The perspective of the novel is that of Nona, a personality that is inhabiting the body of Harrowhark Nonagesimus and is effectively going through a rapid evolution from infancy to young adolescence. Nona loves everyone, especially dogs. Nona is innocent and childlike unlike the rather severe Harrow that we came to know from the other novels in this series. This leads to a very distorted lens that this story is told from the perspective of an extremely unreliable narrator. The constant thread between the last two novels is a constant grasping for what the fuck is actually going on, and if that is not something you can handle as the pieces slowly slide into place… then you maybe want to stop with the first novel. Each novel has a mystery to be pried loose from the background infrastructure and it leads to a very wobbly and disjointed way that the tale is told until everything eventually comes into focus.

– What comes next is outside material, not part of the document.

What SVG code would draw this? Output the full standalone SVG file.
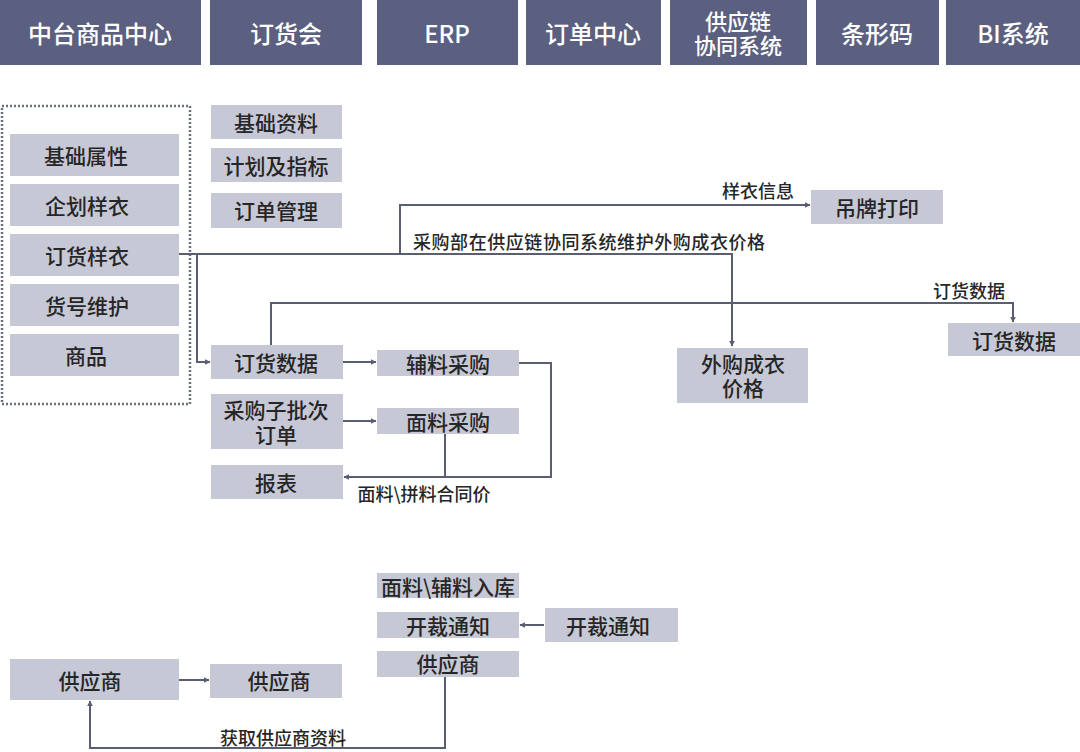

At this point, I am hooked, and I am probably going to be reading these novels forever. Each novel effectively resolves a crescendo that leaves more questions unanswered than know. We will ultimately have to wait for the next novel in the series before those questions even begin to be answered. This was not a big deal when I knew there were novels waiting patiently on me to consume, but now that I am caught up it will probably be a more tangible frustration. The next book has a name… Alecto the Ninth has a targetted release date of sometime this year, so here is hoping that the wait will not be too long.

Following wrapping up Nona the Ninth, I have now dived into The Lies of Locke Lamora another novel that I had been meaning to read for a while. At first, I was not terribly certain what I thought of this story. I tend to not really go into the whole Thieves Guild thing other than maybe the Elder Scrolls games. Now that I am settling into the story I am definitely hooked for the moment, but uncertain if this will be a setting I return to enough to consume all of the available books in the series. It feels very like David Copperfield meets Dishonored at the moment, or at least the Camorr reminds me a bit of the setting of the second game. I originally set myself the goal of 20 books during this calendar year, but I might need to revise that up a bit given that we are just now in February and have already finished seven and am now about 20% or so into the eighth.

I hope you all had a great weekend and I wish you luck in the coming week. I am trying to sort out what exactly I want to do gaming-wise. I am still playing an awful lot of Path of Exile, but am also starting to slide back into some more Guild Wars 2 and Final Fantasy XIV. I also know that Season 28 of Diablo III is just around the corner and am planning on diving into that as well. Given that I have been on this Audiobook plus Mechanically Enjoyable Game kick, I am not really sure when I will return to narrative games again.